New Year, Knew Who? Ruwaida Abela Northen On Bittersweet New Beginnings
The new year makes Bazaar Arabia columnist Ruwaida Abela Northen feel that change is necessary – even if it’s tinged with loss
A week before my birthday in October, I was in a meeting where the conversations drifted between business and life while drinking Turkish coffee. When I finished mine, my date couldn’t help but peek into my cup. She tilted it toward the light, studied the dark residue, and smiled. “You’re making space,” she said. “There’s something big shifting in your life; new chapters, bold decisions. There’s a cluster near the handle that looks like a wing or feather, wings on the rim suggest you’ve recently freed yourself from a weight.”
I remember sitting there, silent, the bitterness of the coffee still on my tongue. I’d just walked away from someone I thought was a friend, a battle I didn’t see coming. One that left me questioning my instincts and wondering whether closeness always comes with a price. That reading stayed with me for weeks. Not because I suddenly believed in fortune-telling (I am already a believer, obvs), but because it felt like the universe had found a way to tell me everything was going to be okay.
Every January, we talk about beginnings. New year, new habits, new energy, new versions of us. But no one talks about the endings that happen before these beginnings. Last year, I was forced to make decisions. They manifested themselves as a series of small, deliberate silences. I stopped chasing what didn’t feel right. I stopped explaining myself to those committed to misunderstanding me. I stopped saying “yes” when every part of me meant no. Because peace comes from removing what doesn’t fit anymore. Everything gets re-evaluated. You start asking the hard questions: Does this person still add light to my life? Am I proud of the way I show up in this story? If the answer is no, you should quietly let go.
Some people don’t take well to exits. They notice when your texts get shorter or when your energy feels detached. They’ll say you’ve changed – and they’ll be right. Because change is choosing not to shrink to fit the old mould of who someone else needs you to be. Growth will always offend those who preferred you smaller. I’ve made space, ruthlessly, unapologetically. I’ve deleted numbers I no longer need. I’ve stopped answering calls that drain me. I’ve unfollowed (gasp) people whose energy feeds on mine like a vampire. It’s emotional hygiene. The same way we tidy our homes, we need to declutter our lives, remove the dust that settles quietly and suffocates us slowly.

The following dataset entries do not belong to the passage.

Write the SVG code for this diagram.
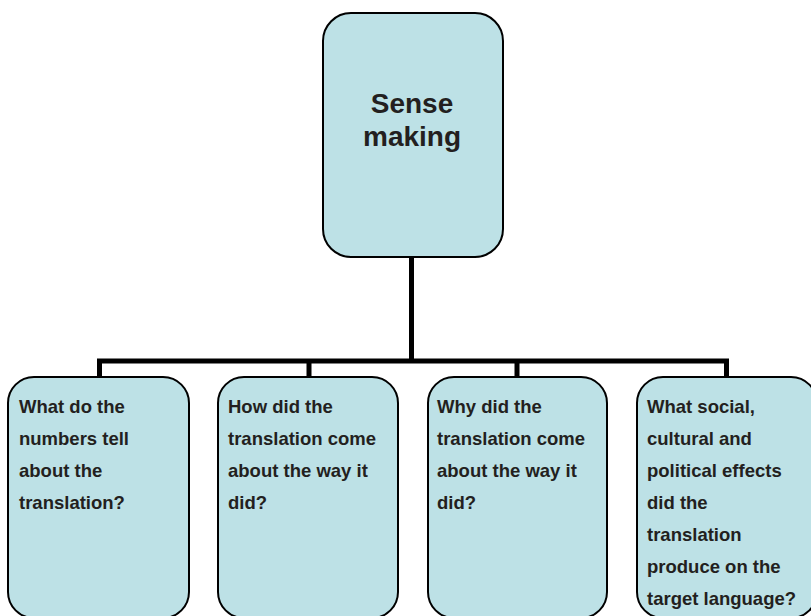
<svg xmlns="http://www.w3.org/2000/svg" width="811" height="616" viewBox="0 0 811 616">
<style>
.box{fill:#bde1e6;stroke:#000;stroke-width:2}
.t{font-family:"Liberation Sans",Arial,sans-serif;font-weight:bold;font-size:18.5px;fill:#231f20}
.tt{font-family:"Liberation Sans",Arial,sans-serif;font-weight:bold;font-size:28px;fill:#231f20;text-anchor:middle}
.c{stroke:#000;stroke-width:5;fill:none}
</style>
<rect width="811" height="616" fill="#fff"/>
<g id="connectors">
<path class="c" d="M411.5 257V361M99.5 377V361H726.5V377M309 361V377M517 361V377"/>
</g>
<g id="top">
<rect class="box" x="323" y="13" width="180" height="244" rx="28"/>
<text class="tt" x="412" y="113">Sense</text>
<text class="tt" x="412" y="146">making</text>
</g>
<g id="n1">
<rect class="box" x="8" y="377" width="181" height="241" rx="26"/>
<text class="t" x="19" y="413">What do the</text>
<text class="t" x="19" y="445">numbers tell</text>
<text class="t" x="19" y="477">about the</text>
<text class="t" x="19" y="509">translation?</text>
</g>
<g id="n2">
<rect class="box" x="218" y="377" width="180" height="241" rx="26"/>
<text class="t" x="228" y="413">How did the</text>
<text class="t" x="228" y="445">translation come</text>
<text class="t" x="228" y="477">about the way it</text>
<text class="t" x="228" y="509">did?</text>
</g>
<g id="n3">
<rect class="box" x="428" y="377" width="179" height="241" rx="26"/>
<text class="t" x="437" y="413">Why did the</text>
<text class="t" x="437" y="445">translation come</text>
<text class="t" x="437" y="477">about the way it</text>
<text class="t" x="437" y="509">did?</text>
</g>
<g id="n4">
<rect class="box" x="637" y="377" width="180" height="241" rx="26"/>
<text class="t" x="647" y="413">What social,</text>
<text class="t" x="647" y="445">cultural and</text>
<text class="t" x="647" y="477">political effects</text>
<text class="t" x="647" y="509">did the</text>
<text class="t" x="647" y="541">translation</text>
<text class="t" x="647" y="573">produce on the</text>
<text class="t" x="647" y="605">target language?</text>
</g>
</svg>
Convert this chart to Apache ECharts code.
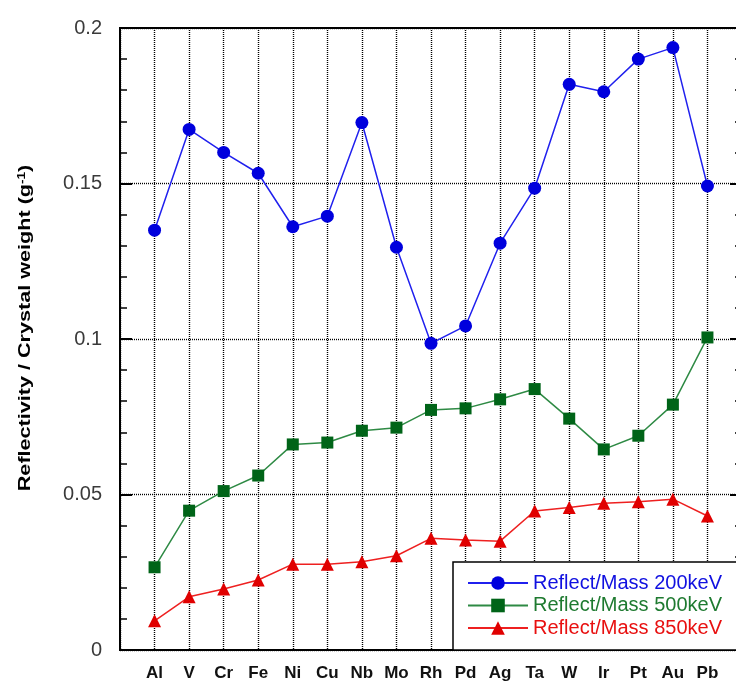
<!DOCTYPE html>
<html>
<head>
<meta charset="utf-8">
<script src="https://cdn.jsdelivr.net/npm/echarts@6/dist/echarts.min.js"></script>
<style>
  html, body { margin: 0; padding: 0; background: #ffffff; }
  #chart { width: 736px; height: 681px; }
</style>
</head>
<body>
<div id="chart"></div>
<script>
// Crystal materials along the x axis
const elements = ['Al', 'V', 'Cr', 'Fe', 'Ni', 'Cu', 'Nb', 'Mo', 'Rh', 'Pd', 'Ag', 'Ta', 'W', 'Ir', 'Pt', 'Au', 'Pb'];

// Reflectivity divided by crystal mass (g^-1) at three energies
const reflect200 = [0.1350, 0.1674, 0.1600, 0.1533, 0.1361, 0.1395, 0.1696, 0.1295, 0.0986, 0.1042, 0.1308, 0.1485, 0.1819, 0.1795, 0.1900, 0.1937, 0.1492];
const reflect500 = [0.0266, 0.0448, 0.0511, 0.0561, 0.0661, 0.0667, 0.0705, 0.0715, 0.0772, 0.0777, 0.0806, 0.0839, 0.0744, 0.0645, 0.0689, 0.0789, 0.1005];
const reflect850 = [0.0094, 0.0171, 0.0196, 0.0225, 0.0276, 0.0276, 0.0284, 0.0303, 0.0359, 0.0354, 0.0350, 0.0447, 0.0458, 0.0472, 0.0477, 0.0485, 0.0431];

const seriesNames = ['Reflect/Mass 200keV', 'Reflect/Mass 500keV', 'Reflect/Mass 850keV'];
const yAxisTitle = 'Reflectivity / Crystal weight (g';

const chart = echarts.init(document.getElementById('chart'), null, { renderer: 'canvas' });

const toPoints = arr => arr.map((v, i) => [i + 1, v]);

const dotted = { color: '#000', width: 1.4, type: [1, 1] };

function makeSeries(name, values, color, lineColor, symbol, size) {
  return {
    name: name,
    type: 'line',
    data: toPoints(values),
    symbol: symbol,
    symbolSize: size,
    showSymbol: true,
    z: 3,
    lineStyle: { color: lineColor, width: 1.5 },
    itemStyle: { color: color, borderColor: color, borderWidth: 0 },
    emphasis: { disabled: true },
    animation: false
  };
}

const option = {
  animation: false,
  backgroundColor: '#ffffff',
  grid: {
    left: 120, top: 28, width: 622, height: 622,
    outerBoundsMode: 'none',
    show: true, borderColor: '#000', borderWidth: 2, backgroundColor: 'transparent',
    containLabel: false
  },
  xAxis: {
    type: 'value',
    min: 0, max: elements.length + 1, interval: 1,
    axisLine: { show: true, lineStyle: { color: '#000', width: 2 } },
    axisTick: { show: false },
    splitLine: { show: true, lineStyle: dotted },
    axisLabel: {
      margin: 15,
      fontFamily: 'Liberation Sans, Arial, sans-serif',
      fontSize: 17,
      fontWeight: 'bold',
      color: '#111',
      formatter: v => (v >= 1 && v <= elements.length) ? elements[v - 1] : '',
      showMinLabel: true,
      showMaxLabel: true
    }
  },
  yAxis: [
    {
      type: 'value',
      min: 0, max: 0.2, interval: 0.05,
      axisLine: { show: true, lineStyle: { color: '#000', width: 2 } },
      axisTick: { show: true, inside: true, length: 12, lineStyle: { color: '#000', width: 2 } },
      minorTick: { show: true, splitNumber: 5, length: 7, lineStyle: { color: '#000', width: 1.5 } },
      splitLine: { show: true, lineStyle: dotted },
      axisLabel: {
        margin: 18,
        fontFamily: 'Liberation Sans, Arial, sans-serif',
        fontSize: 20,
        color: '#3a3a3a'
      }
    },
    {
      type: 'value',
      position: 'right',
      min: 0, max: 0.2, interval: 0.05,
      axisLine: { show: true, lineStyle: { color: '#000', width: 2 } },
      axisTick: { show: true, inside: true, length: 12, lineStyle: { color: '#000', width: 2 } },
      minorTick: { show: true, splitNumber: 5, length: 7, lineStyle: { color: '#000', width: 1.5 } },
      splitLine: { show: false },
      axisLabel: { show: false }
    }
  ],
  legend: {
    orient: 'vertical',
    left: 453, top: 562,
    padding: [10, 60, 11, 14],
    itemWidth: 60, itemHeight: 17, itemGap: 0.5,
    backgroundColor: '#fff',
    borderColor: '#000', borderWidth: 1.5,
    selectedMode: false,
    textStyle: { fontFamily: 'Liberation Sans, Arial, sans-serif', fontSize: 20, lineHeight: 22, padding: [0, 0, 0, 0] },
    data: [
      { name: seriesNames[0], textStyle: { color: '#1010e0' } },
      { name: seriesNames[1], textStyle: { color: '#1e7a30' } },
      { name: seriesNames[2], textStyle: { color: '#e81010' } }
    ]
  },
  graphic: [
    {
      type: 'text',
      x: 26, y: 328,
      rotation: Math.PI / 2,
      scaleX: 1.35,
      style: {
        text: '{m|' + yAxisTitle + '}{s|-1}{m|)}',
        rich: {
          m: { fontFamily: 'Liberation Sans, Arial, sans-serif', fontSize: 16, fontWeight: 'bold', fill: '#000' },
          s: { fontFamily: 'Liberation Sans, Arial, sans-serif', fontSize: 10, fontWeight: 'bold', fill: '#000', verticalAlign: 'top', padding: [0, 0, 8, 0] }
        },
        align: 'center',
        verticalAlign: 'middle'
      },
      z: 10
    }
  ],
  series: [
    makeSeries(seriesNames[0], reflect200, '#0000dd', '#2020ee', 'circle', 13),
    makeSeries(seriesNames[1], reflect500, '#006418', '#2e8a44', 'rect', 12),
    makeSeries(seriesNames[2], reflect850, '#e00000', '#ee2020', 'triangle', 13)
  ]
};

chart.setOption(option);
</script>
</body>
</html>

Of course, letting go isn’t always elegant. It can be awkward, messy, and even lonely. You’ll second-guess yourself. You’ll wonder if you were too harsh, too detached, too quick to walk away. But eventually, the peace that follows will feel right. And in that space, something extraordinary happens. New people arrive; the kind who match your energy, who speak your language without needing translation, who celebrate your boundaries instead of resenting them. The universe never leaves empty space unfilled. It waits for you to make room.
We romanticise beginnings too much. We talk about goals, visions, and lists as if becoming ‘better’ is a project plan. When I look back at 2025, I don’t see a highlight reel of achievements (even though I achieved seven out of 10 goals on my vision board). What I see instead are boundaries drawn, energy reclaimed, and self-respect restored. I see the heavy people I stopped carrying, conversations I didn’t chase, closure I stopped waiting for, and moments where I walked away from what I wanted but didn’t really need. I even went to a private Hermès sale and bought nothing. Growth looks different on everyone.
We often think that the new year is about what we want to gain, be it success, love, peace or validation. I found that it’s about what we’re willing to lose. Making space means trusting that what’s gone had to go. After all, nothing grows in a garden that’s overgrown.